* _PROVIDED ENTRIES_:
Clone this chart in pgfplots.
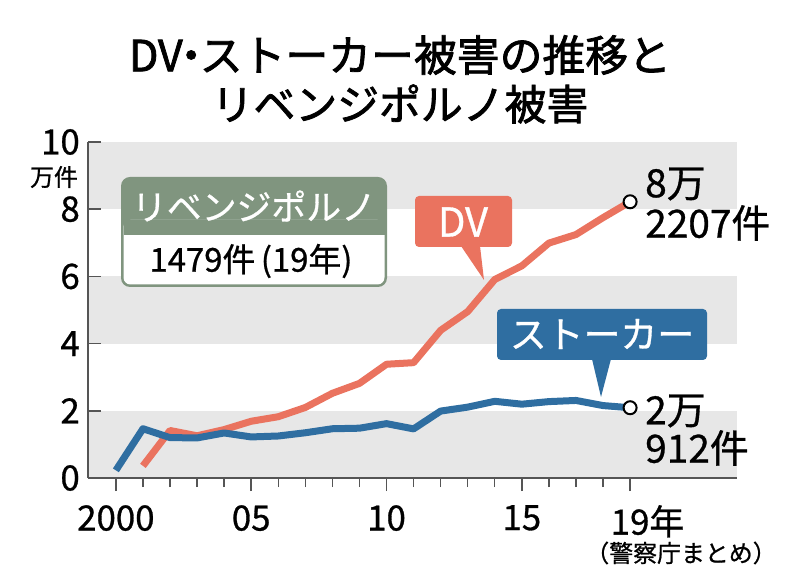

* * *

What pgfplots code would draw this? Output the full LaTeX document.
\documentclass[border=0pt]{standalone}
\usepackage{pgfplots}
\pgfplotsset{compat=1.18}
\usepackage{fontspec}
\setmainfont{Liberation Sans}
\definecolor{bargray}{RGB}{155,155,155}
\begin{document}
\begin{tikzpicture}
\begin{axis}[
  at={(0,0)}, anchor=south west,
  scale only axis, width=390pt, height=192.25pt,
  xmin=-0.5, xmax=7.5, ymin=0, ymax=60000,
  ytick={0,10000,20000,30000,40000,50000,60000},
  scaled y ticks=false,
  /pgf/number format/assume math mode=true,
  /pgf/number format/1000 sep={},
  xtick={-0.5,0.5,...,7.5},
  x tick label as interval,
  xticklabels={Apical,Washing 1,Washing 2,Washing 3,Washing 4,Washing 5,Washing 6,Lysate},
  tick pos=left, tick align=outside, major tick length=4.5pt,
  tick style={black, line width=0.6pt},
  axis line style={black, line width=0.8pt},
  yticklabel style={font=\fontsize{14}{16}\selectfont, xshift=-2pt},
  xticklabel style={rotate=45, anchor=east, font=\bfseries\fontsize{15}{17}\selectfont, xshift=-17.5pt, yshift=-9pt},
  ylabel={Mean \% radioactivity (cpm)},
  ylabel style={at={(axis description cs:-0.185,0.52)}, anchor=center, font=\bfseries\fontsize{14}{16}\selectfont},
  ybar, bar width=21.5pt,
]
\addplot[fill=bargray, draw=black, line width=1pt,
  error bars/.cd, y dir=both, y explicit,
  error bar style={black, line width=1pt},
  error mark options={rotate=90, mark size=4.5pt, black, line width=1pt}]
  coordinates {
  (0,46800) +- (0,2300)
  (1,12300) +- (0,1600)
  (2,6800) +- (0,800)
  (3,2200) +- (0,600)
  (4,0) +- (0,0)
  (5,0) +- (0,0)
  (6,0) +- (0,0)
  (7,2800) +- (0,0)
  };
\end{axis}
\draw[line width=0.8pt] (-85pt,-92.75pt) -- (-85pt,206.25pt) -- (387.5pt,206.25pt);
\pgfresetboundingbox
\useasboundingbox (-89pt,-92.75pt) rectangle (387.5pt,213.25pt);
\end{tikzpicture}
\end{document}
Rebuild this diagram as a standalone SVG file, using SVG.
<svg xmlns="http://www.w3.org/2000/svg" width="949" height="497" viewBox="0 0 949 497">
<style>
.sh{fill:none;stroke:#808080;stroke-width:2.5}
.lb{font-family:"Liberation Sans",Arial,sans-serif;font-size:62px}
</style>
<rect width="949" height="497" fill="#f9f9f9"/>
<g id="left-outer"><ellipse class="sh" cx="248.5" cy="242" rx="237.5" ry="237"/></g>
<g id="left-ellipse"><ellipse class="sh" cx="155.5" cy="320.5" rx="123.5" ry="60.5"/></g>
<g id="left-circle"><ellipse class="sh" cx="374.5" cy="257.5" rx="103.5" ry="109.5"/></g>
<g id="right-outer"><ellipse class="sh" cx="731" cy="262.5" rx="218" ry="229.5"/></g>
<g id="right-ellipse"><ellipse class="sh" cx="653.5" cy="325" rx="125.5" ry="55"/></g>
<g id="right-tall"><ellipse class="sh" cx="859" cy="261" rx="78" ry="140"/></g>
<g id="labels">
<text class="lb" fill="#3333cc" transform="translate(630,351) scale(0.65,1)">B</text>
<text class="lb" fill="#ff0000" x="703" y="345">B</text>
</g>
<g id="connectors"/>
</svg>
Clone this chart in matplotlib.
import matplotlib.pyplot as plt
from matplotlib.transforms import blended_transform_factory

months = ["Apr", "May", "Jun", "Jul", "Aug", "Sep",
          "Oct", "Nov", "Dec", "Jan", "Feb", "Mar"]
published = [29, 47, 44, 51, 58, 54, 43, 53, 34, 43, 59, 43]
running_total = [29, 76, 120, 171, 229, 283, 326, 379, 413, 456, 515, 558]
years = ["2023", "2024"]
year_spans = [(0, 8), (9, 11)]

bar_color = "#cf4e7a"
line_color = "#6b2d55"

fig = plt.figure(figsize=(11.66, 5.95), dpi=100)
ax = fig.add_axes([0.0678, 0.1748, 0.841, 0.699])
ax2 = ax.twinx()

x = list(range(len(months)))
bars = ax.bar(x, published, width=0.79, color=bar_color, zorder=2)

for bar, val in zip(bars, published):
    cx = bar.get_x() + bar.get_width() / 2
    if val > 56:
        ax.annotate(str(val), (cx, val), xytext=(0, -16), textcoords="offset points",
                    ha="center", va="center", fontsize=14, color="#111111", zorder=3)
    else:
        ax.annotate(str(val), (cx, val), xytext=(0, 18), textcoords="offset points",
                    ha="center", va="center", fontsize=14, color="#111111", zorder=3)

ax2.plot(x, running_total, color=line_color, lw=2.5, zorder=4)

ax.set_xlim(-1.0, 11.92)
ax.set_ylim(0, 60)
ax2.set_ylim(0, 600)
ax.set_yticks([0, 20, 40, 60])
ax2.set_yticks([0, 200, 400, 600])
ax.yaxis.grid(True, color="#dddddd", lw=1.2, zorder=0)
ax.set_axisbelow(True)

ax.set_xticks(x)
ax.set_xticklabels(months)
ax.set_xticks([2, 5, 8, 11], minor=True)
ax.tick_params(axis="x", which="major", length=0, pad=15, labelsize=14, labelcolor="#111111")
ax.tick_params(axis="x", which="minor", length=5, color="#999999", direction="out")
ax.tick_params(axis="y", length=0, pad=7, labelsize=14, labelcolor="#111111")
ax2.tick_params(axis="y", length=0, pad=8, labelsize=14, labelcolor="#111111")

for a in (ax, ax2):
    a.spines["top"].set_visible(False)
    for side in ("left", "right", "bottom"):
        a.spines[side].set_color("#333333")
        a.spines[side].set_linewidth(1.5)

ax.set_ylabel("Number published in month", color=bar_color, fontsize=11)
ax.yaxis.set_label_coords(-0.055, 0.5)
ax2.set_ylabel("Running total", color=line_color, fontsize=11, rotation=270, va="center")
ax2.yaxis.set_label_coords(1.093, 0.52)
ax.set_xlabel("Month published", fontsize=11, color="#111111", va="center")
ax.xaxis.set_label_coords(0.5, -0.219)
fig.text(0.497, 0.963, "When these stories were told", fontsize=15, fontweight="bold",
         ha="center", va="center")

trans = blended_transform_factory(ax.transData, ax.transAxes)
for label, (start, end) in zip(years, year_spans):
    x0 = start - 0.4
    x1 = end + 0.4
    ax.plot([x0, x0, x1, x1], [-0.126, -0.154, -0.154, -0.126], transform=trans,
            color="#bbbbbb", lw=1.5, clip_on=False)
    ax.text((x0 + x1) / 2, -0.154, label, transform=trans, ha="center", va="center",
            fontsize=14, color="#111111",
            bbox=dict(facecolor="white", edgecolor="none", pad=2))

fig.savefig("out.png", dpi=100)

...

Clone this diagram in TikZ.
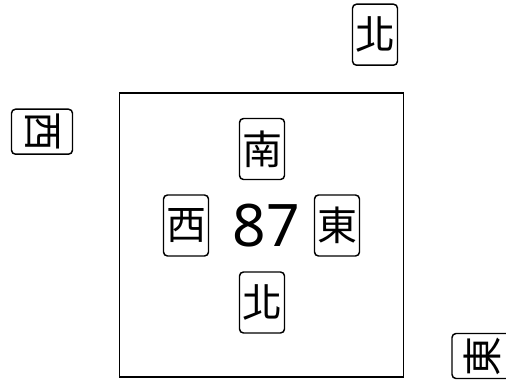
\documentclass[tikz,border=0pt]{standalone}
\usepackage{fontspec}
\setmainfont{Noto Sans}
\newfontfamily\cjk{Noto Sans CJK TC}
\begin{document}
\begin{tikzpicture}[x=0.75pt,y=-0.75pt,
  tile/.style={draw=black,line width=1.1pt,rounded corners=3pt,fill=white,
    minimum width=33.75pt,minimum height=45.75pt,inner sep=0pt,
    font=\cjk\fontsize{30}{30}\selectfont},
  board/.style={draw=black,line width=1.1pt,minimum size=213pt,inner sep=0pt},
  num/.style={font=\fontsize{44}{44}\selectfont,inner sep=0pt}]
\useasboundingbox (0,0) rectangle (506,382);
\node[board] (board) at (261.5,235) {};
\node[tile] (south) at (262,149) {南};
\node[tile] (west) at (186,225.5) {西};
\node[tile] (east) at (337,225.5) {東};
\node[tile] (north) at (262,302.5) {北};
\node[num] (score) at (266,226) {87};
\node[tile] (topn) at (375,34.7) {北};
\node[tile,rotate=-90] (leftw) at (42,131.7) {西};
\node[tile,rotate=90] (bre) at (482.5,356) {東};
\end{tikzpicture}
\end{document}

* _EXERCISE DIRECTIONS_: Copy every line above that holds the word "draw".

* _CORRECT ANSWER_:
What pgfplots code would draw this? Output the full LaTeX document.
\addplot[fill=bargray, draw=black, line width=1pt,
\draw[line width=0.8pt] (-85pt,-92.75pt) -- (-85pt,206.25pt) -- (387.5pt,206.25pt);
  tile/.style={draw=black,line width=1.1pt,rounded corners=3pt,fill=white,
  board/.style={draw=black,line width=1.1pt,minimum size=213pt,inner sep=0pt},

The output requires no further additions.